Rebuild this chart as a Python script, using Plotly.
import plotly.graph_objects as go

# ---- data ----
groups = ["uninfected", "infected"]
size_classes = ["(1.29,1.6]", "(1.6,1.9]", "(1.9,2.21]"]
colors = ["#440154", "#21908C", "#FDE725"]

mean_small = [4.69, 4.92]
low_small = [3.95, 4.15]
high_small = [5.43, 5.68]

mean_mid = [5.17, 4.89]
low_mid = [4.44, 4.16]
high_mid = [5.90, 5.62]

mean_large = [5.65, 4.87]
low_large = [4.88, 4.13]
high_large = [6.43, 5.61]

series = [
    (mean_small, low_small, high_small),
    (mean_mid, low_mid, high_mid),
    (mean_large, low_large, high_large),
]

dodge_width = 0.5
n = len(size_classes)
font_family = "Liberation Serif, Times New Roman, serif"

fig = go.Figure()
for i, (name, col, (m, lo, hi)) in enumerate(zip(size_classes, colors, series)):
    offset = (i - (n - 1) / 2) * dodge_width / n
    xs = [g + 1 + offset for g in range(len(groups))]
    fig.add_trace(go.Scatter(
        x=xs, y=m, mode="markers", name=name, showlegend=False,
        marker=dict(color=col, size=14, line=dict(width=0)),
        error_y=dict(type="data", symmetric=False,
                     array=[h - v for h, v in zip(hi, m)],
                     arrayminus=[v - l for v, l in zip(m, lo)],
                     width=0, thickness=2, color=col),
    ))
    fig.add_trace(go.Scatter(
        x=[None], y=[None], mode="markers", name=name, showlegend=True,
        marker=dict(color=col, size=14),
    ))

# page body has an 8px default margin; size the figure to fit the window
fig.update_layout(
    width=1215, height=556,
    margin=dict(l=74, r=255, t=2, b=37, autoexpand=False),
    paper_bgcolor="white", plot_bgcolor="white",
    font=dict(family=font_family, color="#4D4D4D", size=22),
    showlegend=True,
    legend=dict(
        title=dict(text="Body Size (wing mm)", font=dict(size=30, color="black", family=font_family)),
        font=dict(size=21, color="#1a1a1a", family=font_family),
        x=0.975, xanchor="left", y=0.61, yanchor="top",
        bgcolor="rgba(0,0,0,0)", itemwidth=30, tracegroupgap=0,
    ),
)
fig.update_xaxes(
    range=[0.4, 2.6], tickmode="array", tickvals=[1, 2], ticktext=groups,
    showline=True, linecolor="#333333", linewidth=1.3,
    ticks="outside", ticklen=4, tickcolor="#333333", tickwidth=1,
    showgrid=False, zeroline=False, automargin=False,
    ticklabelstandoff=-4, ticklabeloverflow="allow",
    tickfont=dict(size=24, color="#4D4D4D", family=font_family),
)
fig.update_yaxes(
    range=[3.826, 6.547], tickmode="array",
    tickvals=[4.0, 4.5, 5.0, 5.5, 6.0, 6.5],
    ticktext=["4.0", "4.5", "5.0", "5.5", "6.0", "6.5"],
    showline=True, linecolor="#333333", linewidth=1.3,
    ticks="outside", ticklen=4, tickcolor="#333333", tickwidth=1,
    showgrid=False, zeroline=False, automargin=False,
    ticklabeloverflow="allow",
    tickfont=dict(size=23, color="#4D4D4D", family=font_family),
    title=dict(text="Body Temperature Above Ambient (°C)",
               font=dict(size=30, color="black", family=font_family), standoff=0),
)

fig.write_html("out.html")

****************************************

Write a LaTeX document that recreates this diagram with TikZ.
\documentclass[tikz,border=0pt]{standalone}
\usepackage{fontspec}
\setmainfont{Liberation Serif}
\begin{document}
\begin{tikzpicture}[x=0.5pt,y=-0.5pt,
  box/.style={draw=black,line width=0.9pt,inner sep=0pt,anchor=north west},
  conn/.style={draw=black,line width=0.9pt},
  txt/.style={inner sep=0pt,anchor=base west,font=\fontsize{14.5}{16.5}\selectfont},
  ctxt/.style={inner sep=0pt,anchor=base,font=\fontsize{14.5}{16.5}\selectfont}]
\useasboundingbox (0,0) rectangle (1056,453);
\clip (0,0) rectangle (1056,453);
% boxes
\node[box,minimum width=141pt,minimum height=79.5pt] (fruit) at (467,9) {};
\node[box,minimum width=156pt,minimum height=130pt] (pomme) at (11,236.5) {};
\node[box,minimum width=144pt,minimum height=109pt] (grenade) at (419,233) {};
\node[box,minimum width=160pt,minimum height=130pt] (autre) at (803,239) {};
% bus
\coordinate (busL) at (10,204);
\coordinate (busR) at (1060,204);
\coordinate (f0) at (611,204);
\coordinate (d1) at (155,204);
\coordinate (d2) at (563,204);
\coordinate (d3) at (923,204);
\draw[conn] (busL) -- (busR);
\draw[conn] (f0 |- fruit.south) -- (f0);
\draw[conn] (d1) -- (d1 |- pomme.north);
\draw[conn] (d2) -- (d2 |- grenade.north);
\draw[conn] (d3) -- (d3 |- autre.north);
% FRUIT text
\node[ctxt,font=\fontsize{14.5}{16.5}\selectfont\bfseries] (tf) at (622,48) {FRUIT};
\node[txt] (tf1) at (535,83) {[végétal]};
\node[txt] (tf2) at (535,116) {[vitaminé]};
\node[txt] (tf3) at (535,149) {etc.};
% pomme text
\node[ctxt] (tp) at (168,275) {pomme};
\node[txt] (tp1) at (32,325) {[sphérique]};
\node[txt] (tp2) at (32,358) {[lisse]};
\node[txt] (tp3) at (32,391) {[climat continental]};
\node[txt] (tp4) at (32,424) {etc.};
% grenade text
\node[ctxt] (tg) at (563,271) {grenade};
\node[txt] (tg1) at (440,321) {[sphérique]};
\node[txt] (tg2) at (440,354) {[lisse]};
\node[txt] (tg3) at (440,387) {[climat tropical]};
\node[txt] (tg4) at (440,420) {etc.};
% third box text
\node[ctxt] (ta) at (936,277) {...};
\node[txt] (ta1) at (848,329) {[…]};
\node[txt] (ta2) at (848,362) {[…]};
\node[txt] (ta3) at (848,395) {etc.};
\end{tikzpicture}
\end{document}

****************************************

THE EXERCISE - From the line that contains "Rebuild this chart" through the line that contains "Serif, Times New", reproduce every line exactly, both end lines included.

ANSWER FOR THIS EXERCISE -
Rebuild this chart as a Python script, using Plotly.
import plotly.graph_objects as go

# ---- data ----
groups = ["uninfected", "infected"]
size_classes = ["(1.29,1.6]", "(1.6,1.9]", "(1.9,2.21]"]
colors = ["#440154", "#21908C", "#FDE725"]

mean_small = [4.69, 4.92]
low_small = [3.95, 4.15]
high_small = [5.43, 5.68]

mean_mid = [5.17, 4.89]
low_mid = [4.44, 4.16]
high_mid = [5.90, 5.62]

mean_large = [5.65, 4.87]
low_large = [4.88, 4.13]
high_large = [6.43, 5.61]

series = [
    (mean_small, low_small, high_small),
    (mean_mid, low_mid, high_mid),
    (mean_large, low_large, high_large),
]

dodge_width = 0.5
n = len(size_classes)
font_family = "Liberation Serif, Times New Roman, serif"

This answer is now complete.